Tarantino is often seen jogging, walking or biking in Park Hayarkon, a sprawling urban park alongside the Hayarkon River. While most Tel Avivis tend to leave Tarantino alone he’s become catnip for local paparazzi, who have caught him filling up his water bottle at the park’s water fountains and buying toddler bikes at the mall.
“I love the country, and the people are really nice, very nice to me, and they seem excited that I’m here,” Tarantino said in a 2020 interview with Yediot Aharonot.
He told Bill Maher in a 2021 interview that Tel Aviv is like a smaller version of LA with “magnificent restaurants, cool bars, cool clubs.”
In June, Tarantino and Pick were seen at Nilus, a hip bar on seedy Allenby Street. He’s also a fan of the restaurant at the Hotel Montefiore, Tel Aviv’s first “boutique” hotel which is popular with the city’s stylish crowd (and the likes of Mick Jagger when he’s in town). Co-owner Mati Broudo can confirm “that this wasn’t Tarantino’s first time” at the hotel’s restaurant — he also visited during the same 2009 Israel trip where he met his wife.
And he is a regular at Café Zorik, a neighbourhood coffee shop on family-friendly Yehudah HaMaccabi Street that’s walkable from the family’s villa. According to a waiter there, when the director is in town he’ll claim his usual perch at the bar two to four times a week.
English is often heard at Zorik, which probably suits the director’s limited Hebrew. He’s admitted to having a toddler’s grasp of the language during an interview with Jimmy Kimmel in 2021, knowing, for instance, the names of farm animals. His son calls him Abba, the Hebrew word for Dad.
Most recently, Tarantino was also spotted at an Andrea Boccelli concert last month in Tel Aviv, sitting just a few seats away from former Prime Minister Benjamin Netanyahu. The two were apparently introduced, but Tarantino isn’t playing politics — or favourites: He also recently met former Israeli Prime Minister Benny Gantz, the man who ousted Netanyahu from power in May 2020.)

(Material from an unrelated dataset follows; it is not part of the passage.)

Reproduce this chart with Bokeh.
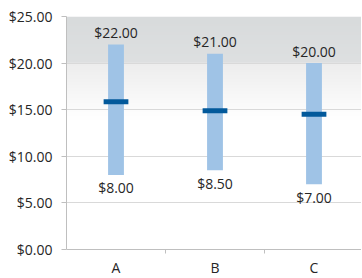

Another place Israelis know to look for Tarantino is at the movies. There’s the Cinema City Glilot theatre complex just north of Tel Aviv, where Tarantino has been spotted standing in the concession line waiting for popcorn — and scrutinising his own work. One eagle-eyed film-goer spotted Tarantino in the back row at a Once Upon a Time in Hollywood screening (and, of course, promptly posted it on Twitter).
Tarantino has participated more formally with the local film scene, too. This past February, the Tel Aviv Cinematheque hosted a retrospective that featured all of his movies. He was scheduled to appear at two of the screenings, but made it to just one after catching Covid. (The event continued as planned and the Cinematheque asked viewers to send videos of themselves wishing the director well, which it then compiled a “Get Well, Quentin” montage for him.)
The director also received an honorary doctorate from Jerusalem’s prestigious Hebrew University this June to honour his career and new life in the Jewish nation. “Following his marriage to actress and musician Daniella Pick, Tarantino considers the state of Israel his home and publicly supports it worldwide,” noted the university announcement of the event.
Tarantino has famously said he’ll make 10 films before retiring at the top of his game. His latest, 2019’s Once Upon a Time in Hollywood, was No. 9. The director’s first, Reservoir Dogs, was — perhaps prophetically — about a heist of diamonds originally from Israel. So will Israel once again cameo in his 10th — and possibly final — feature?
Perhaps. “If you make a movie in Jerusalem, there’s nowhere you can point the camera where you’re not capturing something fantastic,” he told Maher. But any potential film would steer clear of politics. “I wouldn’t make a movie about the political climate [in Israel].”